• _WHAT IS REQUIRED_
Restate all the material verbatim, except for the pictures.
** START DATA SEGMENT **
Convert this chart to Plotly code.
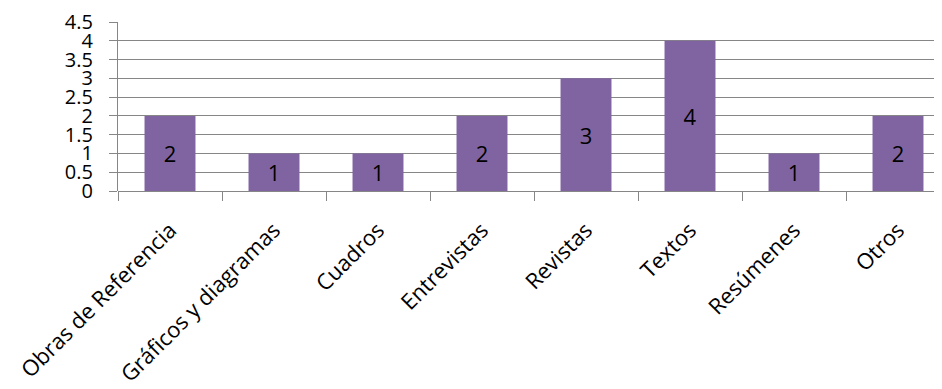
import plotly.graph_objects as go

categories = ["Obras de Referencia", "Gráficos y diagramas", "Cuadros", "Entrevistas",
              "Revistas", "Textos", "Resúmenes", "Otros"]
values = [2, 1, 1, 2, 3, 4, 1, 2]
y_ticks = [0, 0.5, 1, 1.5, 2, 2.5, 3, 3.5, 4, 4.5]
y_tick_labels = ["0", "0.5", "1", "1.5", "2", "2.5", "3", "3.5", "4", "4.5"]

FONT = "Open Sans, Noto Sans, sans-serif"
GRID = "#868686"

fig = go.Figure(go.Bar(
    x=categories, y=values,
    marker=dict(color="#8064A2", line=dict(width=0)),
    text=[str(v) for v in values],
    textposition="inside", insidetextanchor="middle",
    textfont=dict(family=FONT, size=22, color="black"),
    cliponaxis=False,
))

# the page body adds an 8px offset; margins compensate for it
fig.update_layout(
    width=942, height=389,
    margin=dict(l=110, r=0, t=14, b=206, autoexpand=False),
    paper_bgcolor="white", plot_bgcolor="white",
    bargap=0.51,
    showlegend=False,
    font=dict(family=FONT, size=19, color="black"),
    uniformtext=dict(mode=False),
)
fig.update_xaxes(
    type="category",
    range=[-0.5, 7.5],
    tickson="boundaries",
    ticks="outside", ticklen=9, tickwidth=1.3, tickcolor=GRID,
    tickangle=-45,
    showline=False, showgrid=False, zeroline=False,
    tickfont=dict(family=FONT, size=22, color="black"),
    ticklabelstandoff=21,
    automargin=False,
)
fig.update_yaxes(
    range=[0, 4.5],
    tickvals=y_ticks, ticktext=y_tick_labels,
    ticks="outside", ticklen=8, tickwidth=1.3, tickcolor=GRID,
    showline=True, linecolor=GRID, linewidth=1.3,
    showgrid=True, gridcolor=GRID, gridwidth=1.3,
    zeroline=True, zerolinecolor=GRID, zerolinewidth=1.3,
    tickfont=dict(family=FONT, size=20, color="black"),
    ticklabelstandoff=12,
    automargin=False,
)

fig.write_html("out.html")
** END DATA SEGMENT **
• _SOLUTION BELOW_
Convert this chart to Plotly code.
import plotly.graph_objects as go

categories = ["Obras de Referencia", "Gráficos y diagramas", "Cuadros", "Entrevistas",
              "Revistas", "Textos", "Resúmenes", "Otros"]
values = [2, 1, 1, 2, 3, 4, 1, 2]
y_ticks = [0, 0.5, 1, 1.5, 2, 2.5, 3, 3.5, 4, 4.5]
y_tick_labels = ["0", "0.5", "1", "1.5", "2", "2.5", "3", "3.5", "4", "4.5"]

FONT = "Open Sans, Noto Sans, sans-serif"
GRID = "#868686"

fig = go.Figure(go.Bar(
    x=categories, y=values,
    marker=dict(color="#8064A2", line=dict(width=0)),
    text=[str(v) for v in values],
    textposition="inside", insidetextanchor="middle",
    textfont=dict(family=FONT, size=22, color="black"),
    cliponaxis=False,
))

# the page body adds an 8px offset; margins compensate for it
fig.update_layout(
    width=942, height=389,
    margin=dict(l=110, r=0, t=14, b=206, autoexpand=False),
    paper_bgcolor="white", plot_bgcolor="white",
    bargap=0.51,
    showlegend=False,
    font=dict(family=FONT, size=19, color="black"),
    uniformtext=dict(mode=False),
)
fig.update_xaxes(
    type="category",
    range=[-0.5, 7.5],
    tickson="boundaries",
    ticks="outside", ticklen=9, tickwidth=1.3, tickcolor=GRID,
    tickangle=-45,
    showline=False, showgrid=False, zeroline=False,
    tickfont=dict(family=FONT, size=22, color="black"),
    ticklabelstandoff=21,
    automargin=False,
)
fig.update_yaxes(
    range=[0, 4.5],
    tickvals=y_ticks, ticktext=y_tick_labels,
    ticks="outside", ticklen=8, tickwidth=1.3, tickcolor=GRID,
    showline=True, linecolor=GRID, linewidth=1.3,
    showgrid=True, gridcolor=GRID, gridwidth=1.3,
    zeroline=True, zerolinecolor=GRID, zerolinewidth=1.3,
    tickfont=dict(family=FONT, size=20, color="black"),
    ticklabelstandoff=12,
    automargin=False,
)

fig.write_html("out.html")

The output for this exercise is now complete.